* _What is asked_
Pictures stay out; everything else in the records below is copied exactly.

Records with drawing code
<<<<
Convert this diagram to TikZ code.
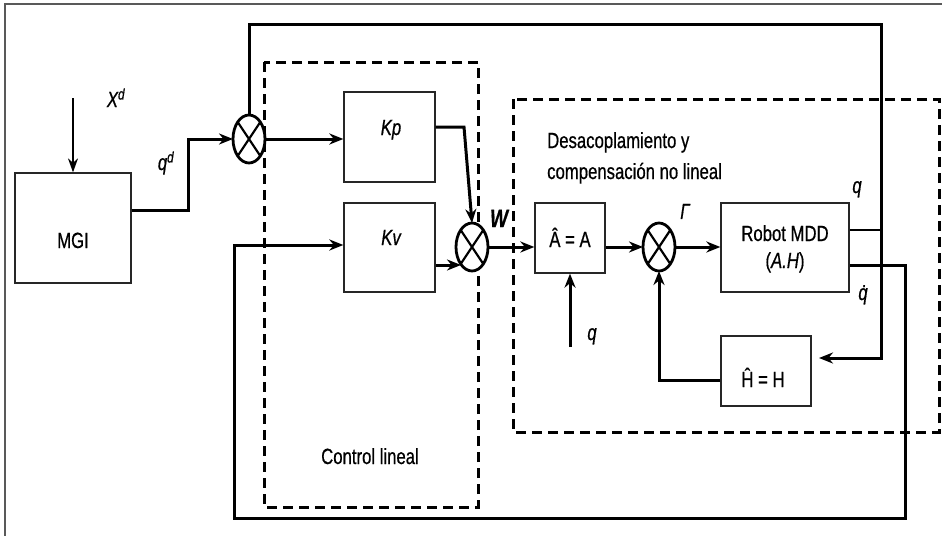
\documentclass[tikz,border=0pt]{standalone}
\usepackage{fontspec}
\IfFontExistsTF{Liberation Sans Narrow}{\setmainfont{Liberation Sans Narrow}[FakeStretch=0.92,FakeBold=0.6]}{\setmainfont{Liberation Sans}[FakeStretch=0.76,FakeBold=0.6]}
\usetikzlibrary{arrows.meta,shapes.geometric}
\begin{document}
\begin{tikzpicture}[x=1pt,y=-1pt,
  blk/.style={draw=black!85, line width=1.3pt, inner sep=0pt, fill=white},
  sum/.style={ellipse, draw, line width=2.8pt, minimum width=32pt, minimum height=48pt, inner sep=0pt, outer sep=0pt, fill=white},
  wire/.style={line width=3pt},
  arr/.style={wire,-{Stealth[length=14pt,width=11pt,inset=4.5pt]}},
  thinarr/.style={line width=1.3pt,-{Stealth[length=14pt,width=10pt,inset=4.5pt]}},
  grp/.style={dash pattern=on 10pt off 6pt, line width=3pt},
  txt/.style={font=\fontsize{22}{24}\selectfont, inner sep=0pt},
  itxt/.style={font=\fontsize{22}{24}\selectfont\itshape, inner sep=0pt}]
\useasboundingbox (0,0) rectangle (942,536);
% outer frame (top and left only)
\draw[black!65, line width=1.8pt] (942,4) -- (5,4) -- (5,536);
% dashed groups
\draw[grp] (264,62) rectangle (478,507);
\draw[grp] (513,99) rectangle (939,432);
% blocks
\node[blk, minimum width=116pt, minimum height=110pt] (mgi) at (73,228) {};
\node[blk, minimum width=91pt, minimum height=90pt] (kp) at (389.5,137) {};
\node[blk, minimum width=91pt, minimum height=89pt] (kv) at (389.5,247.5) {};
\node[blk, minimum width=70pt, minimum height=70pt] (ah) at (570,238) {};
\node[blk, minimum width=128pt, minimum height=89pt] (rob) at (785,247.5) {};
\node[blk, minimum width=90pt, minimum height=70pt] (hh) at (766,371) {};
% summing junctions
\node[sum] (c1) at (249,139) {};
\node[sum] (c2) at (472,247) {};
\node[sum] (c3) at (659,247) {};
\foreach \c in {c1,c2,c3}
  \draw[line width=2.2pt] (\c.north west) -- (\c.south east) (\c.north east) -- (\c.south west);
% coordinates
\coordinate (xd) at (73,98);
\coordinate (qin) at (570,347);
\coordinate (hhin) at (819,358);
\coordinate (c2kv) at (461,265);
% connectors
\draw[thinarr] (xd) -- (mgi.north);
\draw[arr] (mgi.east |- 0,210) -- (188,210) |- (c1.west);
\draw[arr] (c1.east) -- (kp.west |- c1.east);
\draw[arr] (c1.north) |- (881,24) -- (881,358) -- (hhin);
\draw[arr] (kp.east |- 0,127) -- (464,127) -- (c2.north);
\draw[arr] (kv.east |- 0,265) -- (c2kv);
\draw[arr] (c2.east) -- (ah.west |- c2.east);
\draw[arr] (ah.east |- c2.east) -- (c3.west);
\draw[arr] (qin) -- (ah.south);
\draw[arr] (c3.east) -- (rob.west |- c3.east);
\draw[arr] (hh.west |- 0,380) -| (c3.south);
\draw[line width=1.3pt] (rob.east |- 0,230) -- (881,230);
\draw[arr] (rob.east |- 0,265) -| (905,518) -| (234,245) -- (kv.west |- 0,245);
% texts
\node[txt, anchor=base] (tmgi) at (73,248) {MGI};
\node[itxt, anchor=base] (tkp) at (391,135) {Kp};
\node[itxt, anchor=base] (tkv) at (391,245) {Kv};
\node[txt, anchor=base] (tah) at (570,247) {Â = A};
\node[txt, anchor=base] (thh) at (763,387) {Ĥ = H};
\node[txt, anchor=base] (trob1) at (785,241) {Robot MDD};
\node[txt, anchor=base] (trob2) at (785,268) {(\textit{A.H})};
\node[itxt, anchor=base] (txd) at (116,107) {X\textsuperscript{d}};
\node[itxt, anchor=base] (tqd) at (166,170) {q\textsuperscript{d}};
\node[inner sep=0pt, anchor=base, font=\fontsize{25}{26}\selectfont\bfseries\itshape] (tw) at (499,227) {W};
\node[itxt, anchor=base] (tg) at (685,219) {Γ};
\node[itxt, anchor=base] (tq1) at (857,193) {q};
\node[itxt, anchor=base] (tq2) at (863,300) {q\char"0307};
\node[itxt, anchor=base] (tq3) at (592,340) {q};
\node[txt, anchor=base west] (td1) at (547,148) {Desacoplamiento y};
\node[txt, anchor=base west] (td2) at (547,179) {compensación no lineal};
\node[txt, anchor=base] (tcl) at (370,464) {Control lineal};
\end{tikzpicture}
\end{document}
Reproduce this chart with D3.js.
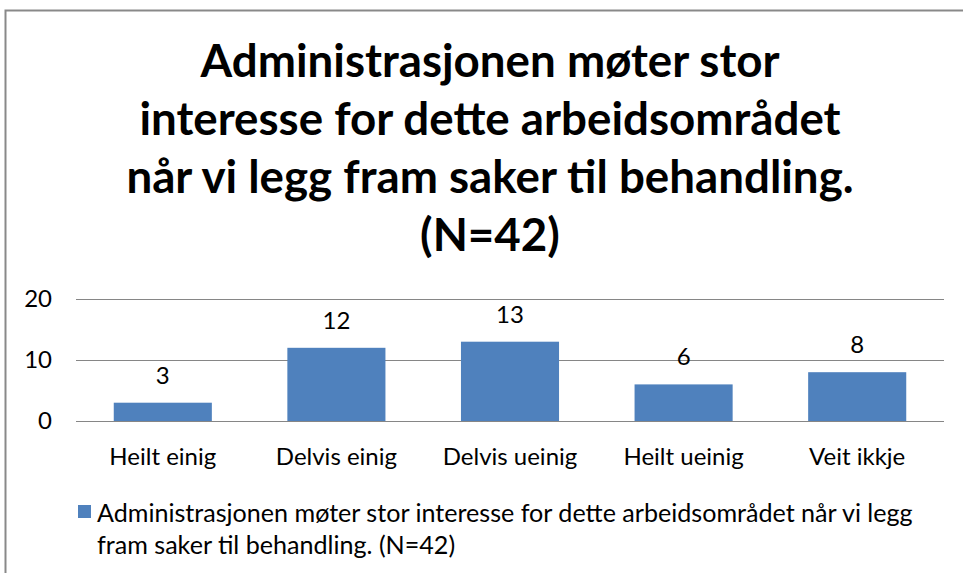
>>>>
* _Exercise solution_
Convert this diagram to TikZ code.
\documentclass[tikz,border=0pt]{standalone}
\usepackage{fontspec}
\IfFontExistsTF{Liberation Sans Narrow}{\setmainfont{Liberation Sans Narrow}[FakeStretch=0.92,FakeBold=0.6]}{\setmainfont{Liberation Sans}[FakeStretch=0.76,FakeBold=0.6]}
\usetikzlibrary{arrows.meta,shapes.geometric}
\begin{document}
\begin{tikzpicture}[x=1pt,y=-1pt,
  blk/.style={draw=black!85, line width=1.3pt, inner sep=0pt, fill=white},
  sum/.style={ellipse, draw, line width=2.8pt, minimum width=32pt, minimum height=48pt, inner sep=0pt, outer sep=0pt, fill=white},
  wire/.style={line width=3pt},
  arr/.style={wire,-{Stealth[length=14pt,width=11pt,inset=4.5pt]}},
  thinarr/.style={line width=1.3pt,-{Stealth[length=14pt,width=10pt,inset=4.5pt]}},
  grp/.style={dash pattern=on 10pt off 6pt, line width=3pt},
  txt/.style={font=\fontsize{22}{24}\selectfont, inner sep=0pt},
  itxt/.style={font=\fontsize{22}{24}\selectfont\itshape, inner sep=0pt}]
\useasboundingbox (0,0) rectangle (942,536);
% outer frame (top and left only)
\draw[black!65, line width=1.8pt] (942,4) -- (5,4) -- (5,536);
% dashed groups
\draw[grp] (264,62) rectangle (478,507);
\draw[grp] (513,99) rectangle (939,432);
% blocks
\node[blk, minimum width=116pt, minimum height=110pt] (mgi) at (73,228) {};
\node[blk, minimum width=91pt, minimum height=90pt] (kp) at (389.5,137) {};
\node[blk, minimum width=91pt, minimum height=89pt] (kv) at (389.5,247.5) {};
\node[blk, minimum width=70pt, minimum height=70pt] (ah) at (570,238) {};
\node[blk, minimum width=128pt, minimum height=89pt] (rob) at (785,247.5) {};
\node[blk, minimum width=90pt, minimum height=70pt] (hh) at (766,371) {};
% summing junctions
\node[sum] (c1) at (249,139) {};
\node[sum] (c2) at (472,247) {};
\node[sum] (c3) at (659,247) {};
\foreach \c in {c1,c2,c3}
  \draw[line width=2.2pt] (\c.north west) -- (\c.south east) (\c.north east) -- (\c.south west);
% coordinates
\coordinate (xd) at (73,98);
\coordinate (qin) at (570,347);
\coordinate (hhin) at (819,358);
\coordinate (c2kv) at (461,265);
% connectors
\draw[thinarr] (xd) -- (mgi.north);
\draw[arr] (mgi.east |- 0,210) -- (188,210) |- (c1.west);
\draw[arr] (c1.east) -- (kp.west |- c1.east);
\draw[arr] (c1.north) |- (881,24) -- (881,358) -- (hhin);
\draw[arr] (kp.east |- 0,127) -- (464,127) -- (c2.north);
\draw[arr] (kv.east |- 0,265) -- (c2kv);
\draw[arr] (c2.east) -- (ah.west |- c2.east);
\draw[arr] (ah.east |- c2.east) -- (c3.west);
\draw[arr] (qin) -- (ah.south);
\draw[arr] (c3.east) -- (rob.west |- c3.east);
\draw[arr] (hh.west |- 0,380) -| (c3.south);
\draw[line width=1.3pt] (rob.east |- 0,230) -- (881,230);
\draw[arr] (rob.east |- 0,265) -| (905,518) -| (234,245) -- (kv.west |- 0,245);
% texts
\node[txt, anchor=base] (tmgi) at (73,248) {MGI};
\node[itxt, anchor=base] (tkp) at (391,135) {Kp};
\node[itxt, anchor=base] (tkv) at (391,245) {Kv};
\node[txt, anchor=base] (tah) at (570,247) {Â = A};
\node[txt, anchor=base] (thh) at (763,387) {Ĥ = H};
\node[txt, anchor=base] (trob1) at (785,241) {Robot MDD};
\node[txt, anchor=base] (trob2) at (785,268) {(\textit{A.H})};
\node[itxt, anchor=base] (txd) at (116,107) {X\textsuperscript{d}};
\node[itxt, anchor=base] (tqd) at (166,170) {q\textsuperscript{d}};
\node[inner sep=0pt, anchor=base, font=\fontsize{25}{26}\selectfont\bfseries\itshape] (tw) at (499,227) {W};
\node[itxt, anchor=base] (tg) at (685,219) {Γ};
\node[itxt, anchor=base] (tq1) at (857,193) {q};
\node[itxt, anchor=base] (tq2) at (863,300) {q\char"0307};
\node[itxt, anchor=base] (tq3) at (592,340) {q};
\node[txt, anchor=base west] (td1) at (547,148) {Desacoplamiento y};
\node[txt, anchor=base west] (td2) at (547,179) {compensación no lineal};
\node[txt, anchor=base] (tcl) at (370,464) {Control lineal};
\end{tikzpicture}
\end{document}
Reproduce this chart with D3.js.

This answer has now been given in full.